#### PROBLEM DETAILS
Output every line of the data exactly as it appears.

Start SOURCE MATERIAL

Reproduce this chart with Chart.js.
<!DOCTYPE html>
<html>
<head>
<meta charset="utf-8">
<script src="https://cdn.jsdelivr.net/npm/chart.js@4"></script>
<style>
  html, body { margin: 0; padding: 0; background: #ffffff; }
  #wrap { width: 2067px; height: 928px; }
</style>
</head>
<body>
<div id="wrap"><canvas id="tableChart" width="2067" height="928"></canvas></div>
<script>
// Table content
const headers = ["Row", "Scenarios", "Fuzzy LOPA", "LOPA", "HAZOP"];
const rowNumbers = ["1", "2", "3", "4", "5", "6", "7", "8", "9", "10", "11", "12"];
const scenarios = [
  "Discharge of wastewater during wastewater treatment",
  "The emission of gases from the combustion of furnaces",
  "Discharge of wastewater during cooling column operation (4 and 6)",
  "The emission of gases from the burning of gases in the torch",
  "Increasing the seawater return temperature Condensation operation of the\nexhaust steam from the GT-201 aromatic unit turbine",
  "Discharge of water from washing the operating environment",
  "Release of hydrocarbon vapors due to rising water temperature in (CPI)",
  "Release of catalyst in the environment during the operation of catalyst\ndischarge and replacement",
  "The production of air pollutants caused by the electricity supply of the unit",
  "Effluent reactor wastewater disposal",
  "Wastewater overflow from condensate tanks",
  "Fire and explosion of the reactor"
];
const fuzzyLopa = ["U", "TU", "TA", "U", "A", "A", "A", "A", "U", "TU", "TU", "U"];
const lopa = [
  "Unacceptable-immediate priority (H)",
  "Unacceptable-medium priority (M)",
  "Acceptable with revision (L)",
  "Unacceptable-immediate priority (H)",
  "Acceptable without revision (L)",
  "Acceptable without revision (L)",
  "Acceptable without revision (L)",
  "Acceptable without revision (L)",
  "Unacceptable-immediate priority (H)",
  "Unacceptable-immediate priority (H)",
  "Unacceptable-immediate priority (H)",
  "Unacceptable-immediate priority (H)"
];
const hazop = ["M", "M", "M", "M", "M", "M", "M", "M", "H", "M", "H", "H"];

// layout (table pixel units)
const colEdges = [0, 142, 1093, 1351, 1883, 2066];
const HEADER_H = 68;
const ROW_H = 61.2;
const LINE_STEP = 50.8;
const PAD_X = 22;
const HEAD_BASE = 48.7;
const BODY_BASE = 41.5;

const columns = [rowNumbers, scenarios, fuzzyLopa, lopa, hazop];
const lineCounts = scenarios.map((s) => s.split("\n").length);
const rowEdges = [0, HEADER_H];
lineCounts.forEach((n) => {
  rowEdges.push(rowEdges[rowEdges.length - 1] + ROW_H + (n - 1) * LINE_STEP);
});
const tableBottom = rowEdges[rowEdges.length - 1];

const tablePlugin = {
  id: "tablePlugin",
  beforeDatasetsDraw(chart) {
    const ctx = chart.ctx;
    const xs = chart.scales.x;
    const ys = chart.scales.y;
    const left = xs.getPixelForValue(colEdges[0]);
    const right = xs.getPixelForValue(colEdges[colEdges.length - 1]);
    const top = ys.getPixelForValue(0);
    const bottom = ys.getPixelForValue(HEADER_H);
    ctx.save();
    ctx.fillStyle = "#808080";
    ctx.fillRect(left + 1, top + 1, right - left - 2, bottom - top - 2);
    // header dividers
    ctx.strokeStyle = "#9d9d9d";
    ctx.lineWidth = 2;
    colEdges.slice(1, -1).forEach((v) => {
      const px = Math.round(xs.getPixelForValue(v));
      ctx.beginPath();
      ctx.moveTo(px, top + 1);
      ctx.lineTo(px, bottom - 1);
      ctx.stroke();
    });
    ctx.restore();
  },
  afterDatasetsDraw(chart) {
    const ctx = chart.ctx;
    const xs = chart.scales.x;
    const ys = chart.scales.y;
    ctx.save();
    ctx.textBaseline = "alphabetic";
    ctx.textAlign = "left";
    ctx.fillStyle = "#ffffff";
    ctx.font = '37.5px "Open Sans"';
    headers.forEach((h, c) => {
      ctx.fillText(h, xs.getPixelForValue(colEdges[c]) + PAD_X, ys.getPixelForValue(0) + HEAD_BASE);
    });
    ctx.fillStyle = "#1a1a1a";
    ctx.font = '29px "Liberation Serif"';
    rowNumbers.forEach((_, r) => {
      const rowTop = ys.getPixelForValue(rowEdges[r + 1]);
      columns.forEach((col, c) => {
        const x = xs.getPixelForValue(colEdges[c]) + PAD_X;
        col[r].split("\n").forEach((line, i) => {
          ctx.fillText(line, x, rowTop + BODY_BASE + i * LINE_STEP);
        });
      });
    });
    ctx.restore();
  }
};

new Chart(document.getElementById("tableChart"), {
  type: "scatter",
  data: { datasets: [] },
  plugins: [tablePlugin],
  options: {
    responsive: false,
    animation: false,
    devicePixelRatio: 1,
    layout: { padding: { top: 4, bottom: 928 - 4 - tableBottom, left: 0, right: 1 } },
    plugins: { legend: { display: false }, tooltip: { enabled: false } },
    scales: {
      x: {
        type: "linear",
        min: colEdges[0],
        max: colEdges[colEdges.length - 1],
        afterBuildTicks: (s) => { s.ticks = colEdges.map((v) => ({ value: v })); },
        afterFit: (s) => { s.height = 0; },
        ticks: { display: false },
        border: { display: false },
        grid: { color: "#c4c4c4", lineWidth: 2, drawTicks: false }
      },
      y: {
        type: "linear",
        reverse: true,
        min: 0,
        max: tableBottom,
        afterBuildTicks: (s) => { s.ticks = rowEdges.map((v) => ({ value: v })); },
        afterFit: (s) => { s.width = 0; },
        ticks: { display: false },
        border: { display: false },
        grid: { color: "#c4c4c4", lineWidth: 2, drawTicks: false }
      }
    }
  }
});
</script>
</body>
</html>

End SOURCE MATERIAL

#### ANSWER FOR THE TASK
Reproduce this chart with Chart.js.
<!DOCTYPE html>
<html>
<head>
<meta charset="utf-8">
<script src="https://cdn.jsdelivr.net/npm/chart.js@4"></script>
<style>
  html, body { margin: 0; padding: 0; background: #ffffff; }
  #wrap { width: 2067px; height: 928px; }
</style>
</head>
<body>
<div id="wrap"><canvas id="tableChart" width="2067" height="928"></canvas></div>
<script>
// Table content
const headers = ["Row", "Scenarios", "Fuzzy LOPA", "LOPA", "HAZOP"];
const rowNumbers = ["1", "2", "3", "4", "5", "6", "7", "8", "9", "10", "11", "12"];
const scenarios = [
  "Discharge of wastewater during wastewater treatment",
  "The emission of gases from the combustion of furnaces",
  "Discharge of wastewater during cooling column operation (4 and 6)",
  "The emission of gases from the burning of gases in the torch",
  "Increasing the seawater return temperature Condensation operation of the\nexhaust steam from the GT-201 aromatic unit turbine",
  "Discharge of water from washing the operating environment",
  "Release of hydrocarbon vapors due to rising water temperature in (CPI)",
  "Release of catalyst in the environment during the operation of catalyst\ndischarge and replacement",
  "The production of air pollutants caused by the electricity supply of the unit",
  "Effluent reactor wastewater disposal",
  "Wastewater overflow from condensate tanks",
  "Fire and explosion of the reactor"
];
const fuzzyLopa = ["U", "TU", "TA", "U", "A", "A", "A", "A", "U", "TU", "TU", "U"];
const lopa = [
  "Unacceptable-immediate priority (H)",
  "Unacceptable-medium priority (M)",
  "Acceptable with revision (L)",
  "Unacceptable-immediate priority (H)",
  "Acceptable without revision (L)",
  "Acceptable without revision (L)",
  "Acceptable without revision (L)",
  "Acceptable without revision (L)",
  "Unacceptable-immediate priority (H)",
  "Unacceptable-immediate priority (H)",
  "Unacceptable-immediate priority (H)",
  "Unacceptable-immediate priority (H)"
];
const hazop = ["M", "M", "M", "M", "M", "M", "M", "M", "H", "M", "H", "H"];

// layout (table pixel units)
const colEdges = [0, 142, 1093, 1351, 1883, 2066];
const HEADER_H = 68;
const ROW_H = 61.2;
const LINE_STEP = 50.8;
const PAD_X = 22;
const HEAD_BASE = 48.7;
const BODY_BASE = 41.5;

const columns = [rowNumbers, scenarios, fuzzyLopa, lopa, hazop];
const lineCounts = scenarios.map((s) => s.split("\n").length);
const rowEdges = [0, HEADER_H];
lineCounts.forEach((n) => {
  rowEdges.push(rowEdges[rowEdges.length - 1] + ROW_H + (n - 1) * LINE_STEP);
});
const tableBottom = rowEdges[rowEdges.length - 1];

const tablePlugin = {
  id: "tablePlugin",
  beforeDatasetsDraw(chart) {
    const ctx = chart.ctx;
    const xs = chart.scales.x;
    const ys = chart.scales.y;
    const left = xs.getPixelForValue(colEdges[0]);
    const right = xs.getPixelForValue(colEdges[colEdges.length - 1]);
    const top = ys.getPixelForValue(0);
    const bottom = ys.getPixelForValue(HEADER_H);
    ctx.save();
    ctx.fillStyle = "#808080";
    ctx.fillRect(left + 1, top + 1, right - left - 2, bottom - top - 2);
    // header dividers
    ctx.strokeStyle = "#9d9d9d";
    ctx.lineWidth = 2;
    colEdges.slice(1, -1).forEach((v) => {
      const px = Math.round(xs.getPixelForValue(v));
      ctx.beginPath();
      ctx.moveTo(px, top + 1);
      ctx.lineTo(px, bottom - 1);
      ctx.stroke();
    });
    ctx.restore();
  },
  afterDatasetsDraw(chart) {
    const ctx = chart.ctx;
    const xs = chart.scales.x;
    const ys = chart.scales.y;
    ctx.save();
    ctx.textBaseline = "alphabetic";
    ctx.textAlign = "left";
    ctx.fillStyle = "#ffffff";
    ctx.font = '37.5px "Open Sans"';
    headers.forEach((h, c) => {
      ctx.fillText(h, xs.getPixelForValue(colEdges[c]) + PAD_X, ys.getPixelForValue(0) + HEAD_BASE);
    });
    ctx.fillStyle = "#1a1a1a";
    ctx.font = '29px "Liberation Serif"';
    rowNumbers.forEach((_, r) => {
      const rowTop = ys.getPixelForValue(rowEdges[r + 1]);
      columns.forEach((col, c) => {
        const x = xs.getPixelForValue(colEdges[c]) + PAD_X;
        col[r].split("\n").forEach((line, i) => {
          ctx.fillText(line, x, rowTop + BODY_BASE + i * LINE_STEP);
        });
      });
    });
    ctx.restore();
  }
};

new Chart(document.getElementById("tableChart"), {
  type: "scatter",
  data: { datasets: [] },
  plugins: [tablePlugin],
  options: {
    responsive: false,
    animation: false,
    devicePixelRatio: 1,
    layout: { padding: { top: 4, bottom: 928 - 4 - tableBottom, left: 0, right: 1 } },
    plugins: { legend: { display: false }, tooltip: { enabled: false } },
    scales: {
      x: {
        type: "linear",
        min: colEdges[0],
        max: colEdges[colEdges.length - 1],
        afterBuildTicks: (s) => { s.ticks = colEdges.map((v) => ({ value: v })); },
        afterFit: (s) => { s.height = 0; },
        ticks: { display: false },
        border: { display: false },
        grid: { color: "#c4c4c4", lineWidth: 2, drawTicks: false }
      },
      y: {
        type: "linear",
        reverse: true,
        min: 0,
        max: tableBottom,
        afterBuildTicks: (s) => { s.ticks = rowEdges.map((v) => ({ value: v })); },
        afterFit: (s) => { s.width = 0; },
        ticks: { display: false },
        border: { display: false },
        grid: { color: "#c4c4c4", lineWidth: 2, drawTicks: false }
      }
    }
  }
});
</script>
</body>
</html>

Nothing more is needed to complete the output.